▶ Recorded data:
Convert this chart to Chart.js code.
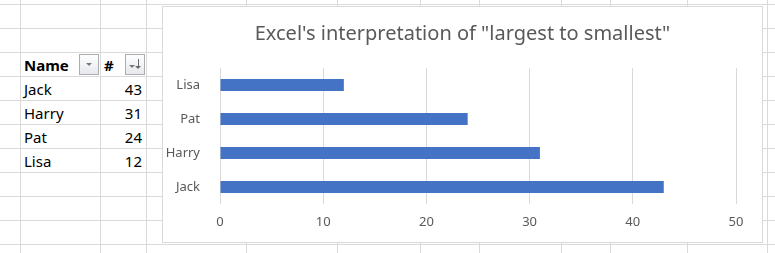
<!DOCTYPE html>
<html>
<head>
<meta charset="utf-8">
<script src="https://cdn.jsdelivr.net/npm/chart.js@4.4.1/dist/chart.umd.min.js"></script>
<style>
  body { margin: 0; width: 775px; height: 253px; overflow: hidden; background: #fff; position: relative;
         font-family: "Noto Sans", sans-serif; }
  .hline { position: absolute; left: 0; width: 775px; height: 1px; background: #dadada; }
  .vline { position: absolute; top: 0; height: 253px; width: 1px; background: #dadada; }
  .cell { position: absolute; height: 24px; line-height: 24px; font-size: 15px; color: #000; white-space: nowrap; }
  .num { text-align: right; }
  .btn { position: absolute; width: 18px; height: 19px; border: 1px solid #abadb3;
         background: linear-gradient(#ffffff, #e6e8ec); }
  .tri { position: absolute; width: 0; height: 0; border-left: 3px solid transparent;
         border-right: 3px solid transparent; border-top: 3px solid #7a7a7a; }
  .arrow { position: absolute; width: 1px; height: 8px; background: #6a6a6a; }
  #chartBox { position: absolute; left: 162px; top: 6px; width: 601px; height: 237px;
              box-sizing: border-box; border: 1px solid #d9d9d9; background: #fff; }
  #chart { position: absolute; left: 0; top: 0; }
</style>
</head>
<body>
<div id="sheet"></div>
<div id="chartBox"><canvas id="chart" width="599" height="235"></canvas></div>
<script>
// data
const names = ["Jack", "Harry", "Pat", "Lisa"];
const counts = [43, 31, 24, 12];
const xTicks = [0, 10, 20, 30, 40, 50];
const chartTitle = 'Excel\'s interpretation of "largest to smallest"';

// spreadsheet grid behind the chart
const rowLines = [4, 28, 52, 76, 100, 124, 148, 172, 196, 220, 244];
const colLines = [20, 100, 146, 246, 337, 420, 479, 561, 610, 687, 767];
const sheet = document.getElementById("sheet");

rowLines.forEach(y => {
  const d = document.createElement("div");
  d.className = "hline";
  d.style.top = y + "px";
  sheet.append(d);
});
colLines.forEach(x => {
  const d = document.createElement("div");
  d.className = "vline";
  d.style.left = x + "px";
  sheet.append(d);
});

function addCell(text, left, top, width, cls, bold){
  const c = document.createElement("div");
  c.className = "cell" + (cls ? " " + cls : "");
  c.style.left = left + "px";
  c.style.top = top + "px";
  c.style.width = width + "px";
  if (bold) c.style.fontWeight = "bold";
  c.textContent = text;
  sheet.append(c);
}

// table header + rows
addCell("Name", 24, 53, 60, "", true);
addCell("#", 104, 53, 20, "", true);
names.forEach((n, i) => {
  addCell(n, 24, 77 + i * 24, 70);
  addCell(String(counts[i]), 102, 77 + i * 24, 40, "num");
});

// filter buttons
function addButton(left, sorted){
  const b = document.createElement("div");
  b.className = "btn";
  b.style.left = left + "px";
  b.style.top = "54px";
  const t = document.createElement("div");
  t.className = "tri";
  if (sorted) {
    t.style.left = "3px"; t.style.top = "10px";
    const a = document.createElement("div");
    a.className = "arrow";
    a.style.left = "12px"; a.style.top = "4px";
    const h = document.createElement("div");
    h.className = "tri";
    h.style.left = "9px"; h.style.top = "11px";
    h.style.borderTopColor = "#6a6a6a";
    b.append(a, h);
  } else {
    t.style.left = "6px"; t.style.top = "8px";
  }
  b.append(t);
  sheet.append(b);
}
addButton(79, false);
addButton(125, true);

// chart
const labelGrey = "#595959";

new Chart(document.getElementById("chart"), {
  type: "bar",
  data: {
    labels: names,
    datasets: [{
      data: counts,
      backgroundColor: "#4472C4",
      barPercentage: 0.36,
      categoryPercentage: 1
    }]
  },
  options: {
    indexAxis: "y",
    responsive: false,
    animation: false,
    layout: { padding: 0 },
    plugins: {
      legend: { display: false },
      tooltip: { enabled: false },
      title: {
        display: true,
        text: chartTitle,
        color: labelGrey,
        font: { family: "Noto Sans", size: 20, weight: "normal" },
        padding: { top: 15, bottom: 22 }
      }
    },
    scales: {
      y: {
        reverse: true,
        grid: { display: false },
        border: { display: false },
        ticks: { color: labelGrey, font: { family: "Noto Sans", size: 13 }, padding: 12 },
        afterFit: s => { s.width = 57; }
      },
      // empty axis on the right, only there to leave the gap Excel leaves
      yRight: {
        position: "right",
        grid: { display: false },
        border: { display: false },
        ticks: { display: false },
        afterFit: s => { s.width = 26; }
      },
      x: {
        min: xTicks[0],
        max: xTicks[xTicks.length - 1],
        grid: { color: "#d9d9d9", drawTicks: false },
        border: { display: false },
        ticks: { stepSize: xTicks[1] - xTicks[0], color: labelGrey,
                 font: { family: "Noto Sans", size: 13 }, padding: 10 },
        afterFit: s => { s.height = 38; }
      }
    }
  }
});
</script>
</body>
</html>
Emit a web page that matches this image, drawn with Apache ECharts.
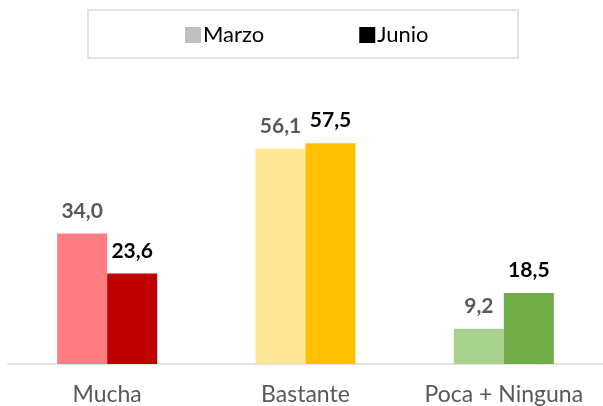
<!DOCTYPE html>
<html>
<head>
<meta charset="UTF-8">
<title>Marzo / Junio</title>
<script src="https://cdn.jsdelivr.net/npm/echarts@6/dist/echarts.min.js"></script>
<style>
  html, body { margin: 0; padding: 0; background: #fff; }
  #chart { width: 603px; height: 406px; }
</style>
</head>
<body>
<div id="chart"></div>
<script>
// datos
var categorias = ['Mucha', 'Bastante', 'Poca + Ninguna'];
var marzo = [34.0, 56.1, 9.2];
var junio = [23.6, 57.5, 18.5];

// colores por categoría
var coloresMarzo = ['#FF7C80', '#FFE699', '#A9D18E'];
var coloresJunio = ['#C00000', '#FFC000', '#70AD47'];

function coma(v) { return v.toFixed(1).replace('.', ','); }

function serie(nombre, valores, colores, colorLeyenda, colorTexto) {
  return {
    name: nombre,
    type: 'bar',
    barWidth: 50,
    barGap: '0%',
    itemStyle: { color: colorLeyenda },
    data: valores.map(function (v, i) {
      return { value: v, itemStyle: { color: colores[i] } };
    }),
    label: {
      show: true,
      position: 'top',
      distance: 12,
      fontFamily: 'Lato',
      fontWeight: 'bold',
      fontSize: 21,
      color: colorTexto,
      formatter: function (p) { return coma(p.value); }
    }
  };
}

var myChart = echarts.init(document.getElementById('chart'));
var option = {
  animation: false,
  graphic: [{
    type: 'rect',
    shape: { x: 88, y: 10, width: 430, height: 48 },
    style: { fill: 'none', stroke: '#d9d9d9', lineWidth: 1.5 }
  }],
  legend: {
    left: 180,
    top: 19,
    itemWidth: 16,
    itemHeight: 16,
    itemGap: 95,
    icon: 'rect',
    textStyle: { fontFamily: 'Lato', fontSize: 22, color: '#000', padding: [0, 0, 0, -3] },
    data: [
      { name: 'Marzo', itemStyle: { color: '#BFBFBF' } },
      { name: 'Junio', itemStyle: { color: '#000000' } }
    ]
  },
  grid: { left: 8, width: 600, top: 95.2, bottom: 42, containLabel: false },
  xAxis: {
    type: 'category',
    data: categorias,
    axisLine: { lineStyle: { color: '#d9d9d9', width: 1.5 } },
    axisTick: { show: false },
    axisLabel: { interval: 0, fontFamily: 'Lato', fontSize: 23, color: '#595959', margin: 19 }
  },
  yAxis: {
    type: 'value',
    min: 0,
    max: 70,
    show: false
  },
  series: [
    serie('Marzo', marzo, coloresMarzo, '#BFBFBF', '#595959'),
    serie('Junio', junio, coloresJunio, '#000000', '#000000')
  ]
};
myChart.setOption(option);
</script>
</body>
</html>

▶ Exercise:
Reproduce every record above exactly, but leave out the pictures.

▶ Task solution:
Convert this chart to Chart.js code.
<!DOCTYPE html>
<html>
<head>
<meta charset="utf-8">
<script src="https://cdn.jsdelivr.net/npm/chart.js@4.4.1/dist/chart.umd.min.js"></script>
<style>
  body { margin: 0; width: 775px; height: 253px; overflow: hidden; background: #fff; position: relative;
         font-family: "Noto Sans", sans-serif; }
  .hline { position: absolute; left: 0; width: 775px; height: 1px; background: #dadada; }
  .vline { position: absolute; top: 0; height: 253px; width: 1px; background: #dadada; }
  .cell { position: absolute; height: 24px; line-height: 24px; font-size: 15px; color: #000; white-space: nowrap; }
  .num { text-align: right; }
  .btn { position: absolute; width: 18px; height: 19px; border: 1px solid #abadb3;
         background: linear-gradient(#ffffff, #e6e8ec); }
  .tri { position: absolute; width: 0; height: 0; border-left: 3px solid transparent;
         border-right: 3px solid transparent; border-top: 3px solid #7a7a7a; }
  .arrow { position: absolute; width: 1px; height: 8px; background: #6a6a6a; }
  #chartBox { position: absolute; left: 162px; top: 6px; width: 601px; height: 237px;
              box-sizing: border-box; border: 1px solid #d9d9d9; background: #fff; }
  #chart { position: absolute; left: 0; top: 0; }
</style>
</head>
<body>
<div id="sheet"></div>
<div id="chartBox"><canvas id="chart" width="599" height="235"></canvas></div>
<script>
// data
const names = ["Jack", "Harry", "Pat", "Lisa"];
const counts = [43, 31, 24, 12];
const xTicks = [0, 10, 20, 30, 40, 50];
const chartTitle = 'Excel\'s interpretation of "largest to smallest"';

// spreadsheet grid behind the chart
const rowLines = [4, 28, 52, 76, 100, 124, 148, 172, 196, 220, 244];
const colLines = [20, 100, 146, 246, 337, 420, 479, 561, 610, 687, 767];
const sheet = document.getElementById("sheet");

rowLines.forEach(y => {
  const d = document.createElement("div");
  d.className = "hline";
  d.style.top = y + "px";
  sheet.append(d);
});
colLines.forEach(x => {
  const d = document.createElement("div");
  d.className = "vline";
  d.style.left = x + "px";
  sheet.append(d);
});

function addCell(text, left, top, width, cls, bold){
  const c = document.createElement("div");
  c.className = "cell" + (cls ? " " + cls : "");
  c.style.left = left + "px";
  c.style.top = top + "px";
  c.style.width = width + "px";
  if (bold) c.style.fontWeight = "bold";
  c.textContent = text;
  sheet.append(c);
}

// table header + rows
addCell("Name", 24, 53, 60, "", true);
addCell("#", 104, 53, 20, "", true);
names.forEach((n, i) => {
  addCell(n, 24, 77 + i * 24, 70);
  addCell(String(counts[i]), 102, 77 + i * 24, 40, "num");
});

// filter buttons
function addButton(left, sorted){
  const b = document.createElement("div");
  b.className = "btn";
  b.style.left = left + "px";
  b.style.top = "54px";
  const t = document.createElement("div");
  t.className = "tri";
  if (sorted) {
    t.style.left = "3px"; t.style.top = "10px";
    const a = document.createElement("div");
    a.className = "arrow";
    a.style.left = "12px"; a.style.top = "4px";
    const h = document.createElement("div");
    h.className = "tri";
    h.style.left = "9px"; h.style.top = "11px";
    h.style.borderTopColor = "#6a6a6a";
    b.append(a, h);
  } else {
    t.style.left = "6px"; t.style.top = "8px";
  }
  b.append(t);
  sheet.append(b);
}
addButton(79, false);
addButton(125, true);

// chart
const labelGrey = "#595959";

new Chart(document.getElementById("chart"), {
  type: "bar",
  data: {
    labels: names,
    datasets: [{
      data: counts,
      backgroundColor: "#4472C4",
      barPercentage: 0.36,
      categoryPercentage: 1
    }]
  },
  options: {
    indexAxis: "y",
    responsive: false,
    animation: false,
    layout: { padding: 0 },
    plugins: {
      legend: { display: false },
      tooltip: { enabled: false },
      title: {
        display: true,
        text: chartTitle,
        color: labelGrey,
        font: { family: "Noto Sans", size: 20, weight: "normal" },
        padding: { top: 15, bottom: 22 }
      }
    },
    scales: {
      y: {
        reverse: true,
        grid: { display: false },
        border: { display: false },
        ticks: { color: labelGrey, font: { family: "Noto Sans", size: 13 }, padding: 12 },
        afterFit: s => { s.width = 57; }
      },
      // empty axis on the right, only there to leave the gap Excel leaves
      yRight: {
        position: "right",
        grid: { display: false },
        border: { display: false },
        ticks: { display: false },
        afterFit: s => { s.width = 26; }
      },
      x: {
        min: xTicks[0],
        max: xTicks[xTicks.length - 1],
        grid: { color: "#d9d9d9", drawTicks: false },
        border: { display: false },
        ticks: { stepSize: xTicks[1] - xTicks[0], color: labelGrey,
                 font: { family: "Noto Sans", size: 13 }, padding: 10 },
        afterFit: s => { s.height = 38; }
      }
    }
  }
});
</script>
</body>
</html>
Emit a web page that matches this image, drawn with Apache ECharts.
<!DOCTYPE html>
<html>
<head>
<meta charset="UTF-8">
<title>Marzo / Junio</title>
<script src="https://cdn.jsdelivr.net/npm/echarts@6/dist/echarts.min.js"></script>
<style>
  html, body { margin: 0; padding: 0; background: #fff; }
  #chart { width: 603px; height: 406px; }
</style>
</head>
<body>
<div id="chart"></div>
<script>
// datos
var categorias = ['Mucha', 'Bastante', 'Poca + Ninguna'];
var marzo = [34.0, 56.1, 9.2];
var junio = [23.6, 57.5, 18.5];

// colores por categoría
var coloresMarzo = ['#FF7C80', '#FFE699', '#A9D18E'];
var coloresJunio = ['#C00000', '#FFC000', '#70AD47'];

function coma(v) { return v.toFixed(1).replace('.', ','); }

function serie(nombre, valores, colores, colorLeyenda, colorTexto) {
  return {
    name: nombre,
    type: 'bar',
    barWidth: 50,
    barGap: '0%',
    itemStyle: { color: colorLeyenda },
    data: valores.map(function (v, i) {
      return { value: v, itemStyle: { color: colores[i] } };
    }),
    label: {
      show: true,
      position: 'top',
      distance: 12,
      fontFamily: 'Lato',
      fontWeight: 'bold',
      fontSize: 21,
      color: colorTexto,
      formatter: function (p) { return coma(p.value); }
    }
  };
}

var myChart = echarts.init(document.getElementById('chart'));
var option = {
  animation: false,
  graphic: [{
    type: 'rect',
    shape: { x: 88, y: 10, width: 430, height: 48 },
    style: { fill: 'none', stroke: '#d9d9d9', lineWidth: 1.5 }
  }],
  legend: {
    left: 180,
    top: 19,
    itemWidth: 16,
    itemHeight: 16,
    itemGap: 95,
    icon: 'rect',
    textStyle: { fontFamily: 'Lato', fontSize: 22, color: '#000', padding: [0, 0, 0, -3] },
    data: [
      { name: 'Marzo', itemStyle: { color: '#BFBFBF' } },
      { name: 'Junio', itemStyle: { color: '#000000' } }
    ]
  },
  grid: { left: 8, width: 600, top: 95.2, bottom: 42, containLabel: false },
  xAxis: {
    type: 'category',
    data: categorias,
    axisLine: { lineStyle: { color: '#d9d9d9', width: 1.5 } },
    axisTick: { show: false },
    axisLabel: { interval: 0, fontFamily: 'Lato', fontSize: 23, color: '#595959', margin: 19 }
  },
  yAxis: {
    type: 'value',
    min: 0,
    max: 70,
    show: false
  },
  series: [
    serie('Marzo', marzo, coloresMarzo, '#BFBFBF', '#595959'),
    serie('Junio', junio, coloresJunio, '#000000', '#000000')
  ]
};
myChart.setOption(option);
</script>
</body>
</html>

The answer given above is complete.